The disease continues to be spreading. Meanwhile, medical aid centers from several countries are gradually being established in the hardest hit areas. While the conditions in which the virus is transmitted are well known, it remains uncertain how many more individuals will be infected.
I was reminded of a blog I wrote earlier this year about two films that deal with the spread and consequences of viruses. I am reposting it today.
In 1918 a deadly influenza virus swept over the globe. It infected 500,000,000 people and was responsible for the death of an estimated 50 to 100 million –3 to 5 percent of the world’s population. It was no doubt one of the worst natural disasters in recorded history. From time to time a severe virus infects a significant number of people in this country and elsewhere, but not anywhere like the 1918 Flu Pandemic, as it has become known.
Just yesterday there was a report of the arrival in this country of a new virus that spreads from person to person and is often fatal. It is known as the MERS, Middle East Respiratory Syndrome, that has so far infected three people in the US and many more in sixteen other countries. In Saudi Arabia alone, 157 have died from this virus. The Centers for Disease Control (CDC) reports the virus is from the same family as the common cold and severe acute respiratory syndrome virus (SARS).
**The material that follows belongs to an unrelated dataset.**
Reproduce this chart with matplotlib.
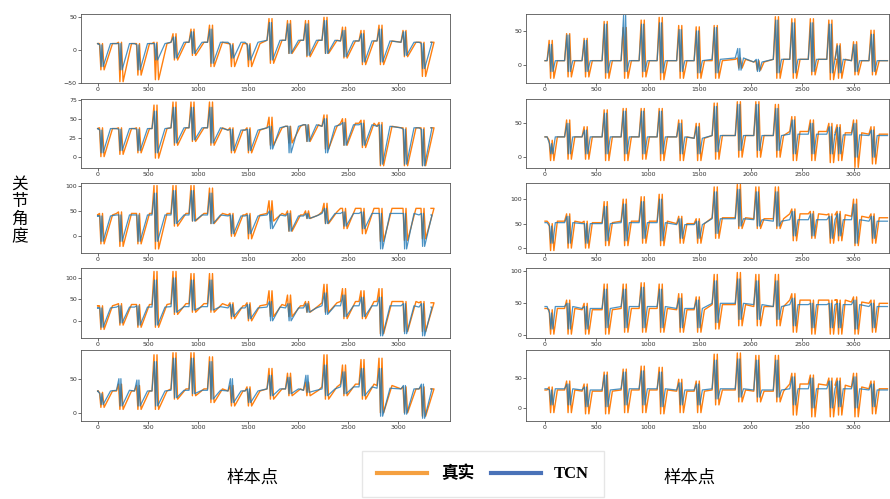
import numpy as np
import matplotlib.pyplot as plt
from matplotlib.lines import Line2D

# event positions (sample index) for the left and right column
left_events = [15, 205, 385, 560, 750, 930, 1115, 1320, 1490, 1710, 1895, 2075, 2260, 2445, 2630, 2810, 3050, 3230]
right_events = [40, 210, 380, 575, 760, 935, 1110, 1300, 1470, 1645, 1870, 2050, 2240, 2400, 2580, 2760, 2840, 3000, 3170]
n_samples = 3330

# left column, rows 1..5
L1_true_hi = [10, 12, 10, 12, 25, 32, 38, 10, 10, 48, 45, 45, 50, 35, 30, 38, 30, 12]
L1_true_lo = [-30, -48, -38, -45, -15, -8, -25, -25, -25, -20, -5, -10, -5, -12, -22, -22, -10, -40]
L1_tcn_hi = [8, 10, 8, 10, 20, 28, 32, 8, 8, 42, 40, 40, 45, 30, 25, 32, 28, 10]
L1_tcn_lo = [-25, -30, -30, -15, -12, -5, -20, -12, -15, -15, -5, -8, -5, -10, -18, -18, -8, -28]
L1_base_true = [10, 10, 10, 10, 12, 12, 12, 10, 10, 15, 15, 15, 15, 14, 14, 14, 12, 12]
L1_base_tcn = [10, 10, 10, 10, 12, 12, 12, 12, 12, 15, 15, 15, 15, 14, 14, 14, 12, 12]

L2_true_hi = [38, 38, 38, 68, 72, 72, 72, 38, 38, 52, 40, 42, 55, 50, 48, 45, 38, 38]
L2_true_lo = [0, 3, 5, -2, 15, 20, 15, 5, 5, 15, 18, 20, 10, 15, 12, -12, -12, -12]
L2_tcn_hi = [35, 36, 36, 60, 65, 65, 65, 36, 36, 40, 40, 42, 50, 45, 44, 42, 36, 36]
L2_tcn_lo = [5, 8, 8, 5, 18, 22, 18, 8, 8, 10, 5, 20, 5, 15, 15, -10, -10, -12]
L2_base_true = [37, 37, 37, 37, 38, 38, 38, 35, 35, 38, 40, 42, 40, 44, 44, 40, 38, 38]
L2_base_tcn = [37, 37, 37, 37, 38, 38, 38, 35, 35, 38, 40, 42, 40, 42, 42, 40, 38, 38]

L3_true_hi = [45, 48, 45, 100, 100, 100, 95, 45, 45, 70, 50, 50, 65, 55, 55, 55, 55, 55]
L3_true_lo = [-15, -20, -15, -25, 20, 30, 25, 0, -5, 30, 10, 35, 25, 15, 5, -10, -8, -5]
L3_tcn_hi = [40, 42, 42, 85, 90, 90, 85, 42, 42, 50, 45, 45, 55, 48, 48, 45, 45, 45]
L3_tcn_lo = [-10, -10, -10, -10, 25, 30, 25, 5, 5, 15, 10, 35, 25, 20, 15, -25, -25, -20]
L3_base_true = [42, 45, 45, 45, 45, 45, 45, 42, 42, 45, 42, 42, 48, 55, 55, 55, 55, 55]
L3_base_tcn = [40, 42, 42, 42, 42, 42, 42, 40, 40, 42, 40, 40, 45, 45, 45, 45, 45, 42]

L4_true_hi = [35, 40, 38, 115, 115, 110, 110, 42, 42, 70, 60, 45, 85, 75, 70, 75, 45, 45]
L4_true_lo = [-20, -10, -15, -15, 15, 20, 20, 5, 0, 10, 10, 20, 20, 5, 5, -30, -25, -25]
L4_tcn_hi = [30, 35, 35, 95, 100, 95, 95, 38, 38, 45, 40, 40, 65, 60, 55, 55, 40, 40]
L4_tcn_lo = [-15, -5, -10, -10, 20, 25, 25, 10, 5, 0, 0, 20, 15, 10, 10, -35, -30, -35]
L4_base_true = [35, 38, 38, 38, 40, 40, 40, 35, 35, 38, 35, 35, 42, 45, 45, 45, 45, 42]
L4_base_tcn = [30, 32, 32, 32, 33, 33, 33, 30, 30, 32, 30, 30, 35, 35, 35, 35, 35, 32]

L5_true_hi = [30, 42, 40, 85, 88, 88, 82, 40, 38, 65, 58, 45, 85, 70, 78, 80, 38, 38]
L5_true_lo = [8, 5, 5, 5, 20, 25, 15, 10, 10, 20, 25, 25, 20, 25, 20, 0, 0, -5]
L5_tcn_hi = [28, 50, 48, 75, 80, 80, 75, 50, 35, 55, 52, 55, 70, 60, 65, 65, 40, 42]
L5_tcn_lo = [12, 10, 10, 10, 22, 28, 20, 15, 15, 25, 28, 30, 25, 28, 25, -5, -2, -8]
L5_base_true = [32, 32, 32, 32, 35, 35, 35, 32, 32, 35, 35, 33, 38, 42, 42, 40, 35, 35]
L5_base_tcn = [32, 33, 32, 32, 33, 33, 33, 32, 32, 35, 35, 33, 35, 38, 38, 36, 35, 35]

# right column, rows 1..5
R1_true_hi = [36, 46, 39, 64, 55, 66, 70, 58, 56, 58, 10, 6, 71, 68, 68, 66, 31, 34, 51]
R1_true_lo = [-20, -18, -18, -20, -20, -18, -22, -20, -20, -20, -5, -8, -20, -20, -15, -22, -20, -15, -15]
R1_tcn_hi = [30, 44, 36, 60, 73, 60, 62, 52, 50, 55, 24, 8, 66, 62, 62, 60, 28, 30, 45]
R1_tcn_lo = [-10, -10, -10, -12, -10, -10, -12, -10, -12, -12, -8, -10, -12, -12, -10, -12, -12, -10, -10]
R1_base_true = [6, 6, 6, 6, 6, 6, 6, 6, 6, 6, 8, 4, 8, 8, 8, 8, 8, 6, 6]
R1_base_tcn = [6, 6, 6, 6, 6, 6, 6, 6, 6, 8, 10, 4, 8, 8, 8, 8, 8, 6, 6]

R2_true_hi = [25, 55, 45, 70, 72, 72, 72, 55, 50, 80, 82, 82, 78, 60, 55, 50, 48, 55, 45]
R2_true_lo = [-5, -3, -3, -5, -5, -3, -5, -5, -5, -3, 0, 0, 0, -5, -5, -8, -5, -15, -10]
R2_tcn_hi = [20, 50, 40, 65, 68, 68, 68, 50, 45, 75, 78, 78, 72, 55, 50, 45, 44, 50, 40]
R2_tcn_lo = [5, 5, 5, 5, 5, 5, 5, 5, 5, 8, 10, 10, 10, 5, 5, 5, 5, 0, 0]
R2_base_true = [30, 30, 30, 30, 30, 30, 30, 30, 28, 32, 32, 32, 32, 38, 38, 38, 36, 36, 34]
R2_base_tcn = [30, 30, 30, 30, 30, 30, 30, 30, 28, 32, 32, 32, 32, 34, 34, 34, 33, 33, 32]

R3_true_hi = [50, 70, 55, 95, 100, 105, 110, 65, 60, 125, 130, 125, 125, 80, 75, 70, 75, 100, 70]
R3_true_lo = [-5, 0, 0, 5, 5, 10, 5, 10, 10, 20, 40, 40, 40, 15, 20, 10, 15, 5, 10]
R3_tcn_hi = [45, 65, 50, 85, 90, 95, 100, 60, 55, 115, 120, 115, 115, 75, 70, 65, 70, 90, 65]
R3_tcn_lo = [10, 10, 10, 15, 15, 20, 15, 20, 20, 30, 45, 45, 45, 25, 25, 20, 25, 10, 20]
R3_base_true = [55, 55, 52, 52, 55, 55, 55, 50, 50, 62, 62, 60, 60, 70, 70, 68, 68, 65, 62]
R3_base_tcn = [52, 52, 50, 50, 52, 52, 52, 48, 48, 60, 60, 58, 55, 58, 58, 58, 58, 58, 55]

R4_true_hi = [40, 55, 50, 80, 80, 82, 80, 65, 60, 95, 98, 95, 95, 65, 55, 55, 55, 60, 55]
R4_true_lo = [2, 2, 2, 2, 5, 5, 5, 5, 5, 10, 15, 15, 15, 5, 2, 2, 2, 2, 5]
R4_tcn_hi = [35, 50, 45, 72, 72, 75, 72, 58, 55, 85, 88, 85, 85, 58, 50, 50, 50, 55, 50]
R4_tcn_lo = [10, 10, 10, 12, 12, 12, 12, 12, 12, 20, 25, 25, 25, 15, 12, 12, 12, 10, 12]
R4_base_true = [42, 42, 40, 40, 42, 42, 42, 40, 40, 48, 48, 45, 45, 55, 55, 55, 55, 52, 50]
R4_base_tcn = [45, 45, 42, 42, 45, 45, 45, 42, 42, 50, 50, 48, 45, 48, 48, 48, 48, 48, 45]

R5_true_hi = [35, 45, 40, 60, 65, 70, 68, 48, 45, 90, 92, 88, 88, 58, 55, 50, 50, 58, 45]
R5_true_lo = [-8, -8, -10, -10, -8, -8, -10, -8, -8, 5, 10, 10, 10, -12, -15, -15, -12, -15, -10]
R5_tcn_hi = [30, 40, 35, 55, 60, 62, 60, 42, 40, 80, 82, 80, 80, 52, 50, 45, 45, 52, 40]
R5_tcn_lo = [5, 5, 2, 2, 5, 5, 2, 5, 5, 15, 18, 18, 18, 5, 0, 0, 2, 0, 2]
R5_base_true = [30, 30, 28, 28, 30, 30, 30, 28, 28, 30, 30, 28, 28, 40, 40, 38, 38, 35, 32]
R5_base_tcn = [32, 32, 30, 30, 32, 32, 32, 30, 30, 32, 32, 30, 30, 32, 32, 32, 32, 32, 30]

left_ylims = [(-50, 55), (-15, 76), (-33, 105), (-40, 123), (-12, 92)]
left_yticks = [[-50, 0, 50], [0, 25, 50, 75], [0, 50, 100], [0, 50, 100], [0, 50]]
right_ylims = [(-27, 75), (-16, 86), (-10, 133), (-4, 105), (-22, 97)]
right_yticks = [[0, 50], [0, 50], [0, 50, 100], [0, 50, 100], [0, 50]]

left_panels = [
    (L1_true_hi, L1_true_lo, L1_base_true, L1_tcn_hi, L1_tcn_lo, L1_base_tcn),
    (L2_true_hi, L2_true_lo, L2_base_true, L2_tcn_hi, L2_tcn_lo, L2_base_tcn),
    (L3_true_hi, L3_true_lo, L3_base_true, L3_tcn_hi, L3_tcn_lo, L3_base_tcn),
    (L4_true_hi, L4_true_lo, L4_base_true, L4_tcn_hi, L4_tcn_lo, L4_base_tcn),
    (L5_true_hi, L5_true_lo, L5_base_true, L5_tcn_hi, L5_tcn_lo, L5_base_tcn),
]
right_panels = [
    (R1_true_hi, R1_true_lo, R1_base_true, R1_tcn_hi, R1_tcn_lo, R1_base_tcn),
    (R2_true_hi, R2_true_lo, R2_base_true, R2_tcn_hi, R2_tcn_lo, R2_base_tcn),
    (R3_true_hi, R3_true_lo, R3_base_true, R3_tcn_hi, R3_tcn_lo, R3_base_tcn),
    (R4_true_hi, R4_true_lo, R4_base_true, R4_tcn_hi, R4_tcn_lo, R4_base_tcn),
    (R5_true_hi, R5_true_lo, R5_base_true, R5_tcn_hi, R5_tcn_lo, R5_base_tcn),
]


def trace(events, hi, lo, base, offs):
    # keypoints: plateau -> spike/dip swings -> back to plateau
    xs, ys = [0], [base[0]]
    for e, h, l, b in zip(events, hi, lo, base):
        xs += [e - 20, e + offs[0], e + offs[1], e + offs[2], e + offs[3], e + offs[4]]
        ys += [b, h, l, h, l, b]
    xs.append(n_samples)
    ys.append(base[-1])
    return np.array(xs), np.array(ys)


plt.rcParams['font.family'] = ['DejaVu Sans']
fig = plt.figure(figsize=(8.9, 4.99), dpi=100)

rows_px = [(14, 83), (99, 168), (183, 253), (268, 338), (350, 421)]
H = 499.0
for col, (events, panels, ylims, yticks, x0, w, xlim, ramp) in enumerate([
        (left_events, left_panels, left_ylims, left_yticks, 81 / 890, 369 / 890, (-170, 3520), 130),
        (right_events, right_panels, right_ylims, right_yticks, 526 / 890, 363 / 890, (-185, 3345), 80)]):
    for r, (top, bot) in enumerate(rows_px):
        ax = fig.add_axes([x0, 1 - bot / H, w, (bot - top) / H])
        th, tl, tb, ph, pl, pb = panels[r]
        xt, yt = trace(events, th, tl, tb, (0, 14, 30, 46, ramp))
        xp, yp = trace(events, ph, pl, pb, (4, 16, 24, 36, ramp - 20))
        ax.plot(xt, yt, color='#ff7f0e', lw=1.0)
        ax.plot(xp, yp, color='#1f77b4', lw=0.9, alpha=0.8)
        ax.set_xlim(*xlim)
        ax.set_ylim(*ylims[r])
        ax.set_xticks([0, 500, 1000, 1500, 2000, 2500, 3000])
        ax.set_yticks(yticks[r])
        ax.tick_params(labelsize=4.5, length=2, width=0.5, pad=1, colors='#333333')
        for s in ax.spines.values():
            s.set_linewidth(0.6)
            s.set_color('#555555')

cjk = ['Noto Sans CJK SC', 'DejaVu Sans']
fig.text(0.022, 0.578, "关\n节\n角\n度", family=cjk, fontsize=12, ha='center', va='center',
         linespacing=1.05, weight='medium')
fig.text(0.284, 0.042, "样本点", family=cjk, fontsize=12.5, ha='center', va='center', weight='medium')
fig.text(0.775, 0.042, "样本点", family=cjk, fontsize=12.5, ha='center', va='center', weight='medium')

handles = [Line2D([], [], color='#f5a040', lw=3), Line2D([], [], color='#4a72b8', lw=3)]
leg = fig.legend(handles, ["真实", "TCN"], loc='center', bbox_to_anchor=(0.543, 0.05), ncol=2,
                 prop={'family': ['Liberation Serif', 'Noto Sans CJK SC'], 'weight': 'bold', 'size': 12},
                 frameon=True, fancybox=False, edgecolor='#e0e0e0', handlelength=3, columnspacing=1.0,
                 borderpad=0.9)

fig.savefig("out.png", dpi=100)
Early last month there was an outbreak of Ebola virus in Guinea. As of April 17th, over 200 cases had been reported, including 137 deaths. Liberia and Sierra Leone, both neighboring countries, have also reported Ebola cases. Research on its origin and treatment has just begun.
Outbreak is the more significant of the two. It explores a complicated issue after the President, at the request of a sinister general in cahoots with a drug company, orders the military to bomb the town with a weapon that will destroy all its inhabitants. The issue that emerges from this order is the moral legitimacy of such an action, one that will kill a relatively small number of people to save millions of other individuals throughout the country.
In philosophy this is known as the trolley problem. In one variation of this hypothetical, you are standing by the side of a railway track as a train, whose brakes have failed, approaches. You note that 5 people are tied to the tracks that will be killed unless you pull the switch you are standing by, sending the train to a sidetrack. Then you observe one person is tied to the sidetrack where you could send the train.
What do you do? Do stand by helpless as the train kills five people or divert it so that it only kills one?
The answer to this question is by no means simple and has been the subject of considerable philosophical debate. It is also the question set before the commander of the plane about to be sent to kill all the inhabitants of the quarantined town. Meanwhile, you are aware that researchers are working feverishly to find a vaccine that will destroy the virus.